--- Start of Dataset rows ---
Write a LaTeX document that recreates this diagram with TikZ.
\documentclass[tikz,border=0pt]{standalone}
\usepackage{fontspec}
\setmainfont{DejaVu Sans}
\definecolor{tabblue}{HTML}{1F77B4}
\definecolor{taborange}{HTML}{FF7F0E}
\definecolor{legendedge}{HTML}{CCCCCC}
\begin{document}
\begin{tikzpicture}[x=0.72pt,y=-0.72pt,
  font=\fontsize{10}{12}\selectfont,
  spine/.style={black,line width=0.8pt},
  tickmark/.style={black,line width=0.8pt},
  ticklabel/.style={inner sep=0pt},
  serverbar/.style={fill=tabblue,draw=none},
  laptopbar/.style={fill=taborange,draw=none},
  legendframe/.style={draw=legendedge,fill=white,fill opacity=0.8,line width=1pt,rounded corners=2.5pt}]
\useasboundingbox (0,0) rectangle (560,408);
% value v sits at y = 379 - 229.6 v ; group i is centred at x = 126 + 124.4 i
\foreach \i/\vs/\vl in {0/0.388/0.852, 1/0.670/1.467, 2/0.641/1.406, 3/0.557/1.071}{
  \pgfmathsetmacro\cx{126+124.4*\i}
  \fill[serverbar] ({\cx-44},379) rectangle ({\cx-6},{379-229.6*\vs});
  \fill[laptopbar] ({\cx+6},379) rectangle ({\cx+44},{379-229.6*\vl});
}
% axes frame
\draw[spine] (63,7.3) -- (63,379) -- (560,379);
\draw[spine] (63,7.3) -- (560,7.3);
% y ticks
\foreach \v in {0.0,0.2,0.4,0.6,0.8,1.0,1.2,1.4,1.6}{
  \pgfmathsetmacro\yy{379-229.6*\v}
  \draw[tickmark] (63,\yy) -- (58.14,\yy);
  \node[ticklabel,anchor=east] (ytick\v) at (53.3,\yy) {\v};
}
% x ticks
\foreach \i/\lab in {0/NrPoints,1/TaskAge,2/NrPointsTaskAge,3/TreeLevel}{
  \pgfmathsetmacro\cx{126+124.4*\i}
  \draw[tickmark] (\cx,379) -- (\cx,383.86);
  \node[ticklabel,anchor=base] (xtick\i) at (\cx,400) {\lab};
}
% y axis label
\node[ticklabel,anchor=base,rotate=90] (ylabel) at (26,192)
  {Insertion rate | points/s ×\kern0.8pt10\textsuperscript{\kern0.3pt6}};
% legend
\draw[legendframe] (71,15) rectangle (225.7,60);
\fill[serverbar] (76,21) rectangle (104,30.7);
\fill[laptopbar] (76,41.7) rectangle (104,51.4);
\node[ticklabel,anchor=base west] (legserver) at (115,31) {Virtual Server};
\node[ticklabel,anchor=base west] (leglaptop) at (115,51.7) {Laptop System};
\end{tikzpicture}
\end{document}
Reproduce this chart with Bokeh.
--- End of Dataset rows ---
**Objective**. Write out every line from the records above, word for word.

**Solution**.
Write a LaTeX document that recreates this diagram with TikZ.
\documentclass[tikz,border=0pt]{standalone}
\usepackage{fontspec}
\setmainfont{DejaVu Sans}
\definecolor{tabblue}{HTML}{1F77B4}
\definecolor{taborange}{HTML}{FF7F0E}
\definecolor{legendedge}{HTML}{CCCCCC}
\begin{document}
\begin{tikzpicture}[x=0.72pt,y=-0.72pt,
  font=\fontsize{10}{12}\selectfont,
  spine/.style={black,line width=0.8pt},
  tickmark/.style={black,line width=0.8pt},
  ticklabel/.style={inner sep=0pt},
  serverbar/.style={fill=tabblue,draw=none},
  laptopbar/.style={fill=taborange,draw=none},
  legendframe/.style={draw=legendedge,fill=white,fill opacity=0.8,line width=1pt,rounded corners=2.5pt}]
\useasboundingbox (0,0) rectangle (560,408);
% value v sits at y = 379 - 229.6 v ; group i is centred at x = 126 + 124.4 i
\foreach \i/\vs/\vl in {0/0.388/0.852, 1/0.670/1.467, 2/0.641/1.406, 3/0.557/1.071}{
  \pgfmathsetmacro\cx{126+124.4*\i}
  \fill[serverbar] ({\cx-44},379) rectangle ({\cx-6},{379-229.6*\vs});
  \fill[laptopbar] ({\cx+6},379) rectangle ({\cx+44},{379-229.6*\vl});
}
% axes frame
\draw[spine] (63,7.3) -- (63,379) -- (560,379);
\draw[spine] (63,7.3) -- (560,7.3);
% y ticks
\foreach \v in {0.0,0.2,0.4,0.6,0.8,1.0,1.2,1.4,1.6}{
  \pgfmathsetmacro\yy{379-229.6*\v}
  \draw[tickmark] (63,\yy) -- (58.14,\yy);
  \node[ticklabel,anchor=east] (ytick\v) at (53.3,\yy) {\v};
}
% x ticks
\foreach \i/\lab in {0/NrPoints,1/TaskAge,2/NrPointsTaskAge,3/TreeLevel}{
  \pgfmathsetmacro\cx{126+124.4*\i}
  \draw[tickmark] (\cx,379) -- (\cx,383.86);
  \node[ticklabel,anchor=base] (xtick\i) at (\cx,400) {\lab};
}
% y axis label
\node[ticklabel,anchor=base,rotate=90] (ylabel) at (26,192)
  {Insertion rate | points/s ×\kern0.8pt10\textsuperscript{\kern0.3pt6}};
% legend
\draw[legendframe] (71,15) rectangle (225.7,60);
\fill[serverbar] (76,21) rectangle (104,30.7);
\fill[laptopbar] (76,41.7) rectangle (104,51.4);
\node[ticklabel,anchor=base west] (legserver) at (115,31) {Virtual Server};
\node[ticklabel,anchor=base west] (leglaptop) at (115,51.7) {Laptop System};
\end{tikzpicture}
\end{document}
Reproduce this chart with Bokeh.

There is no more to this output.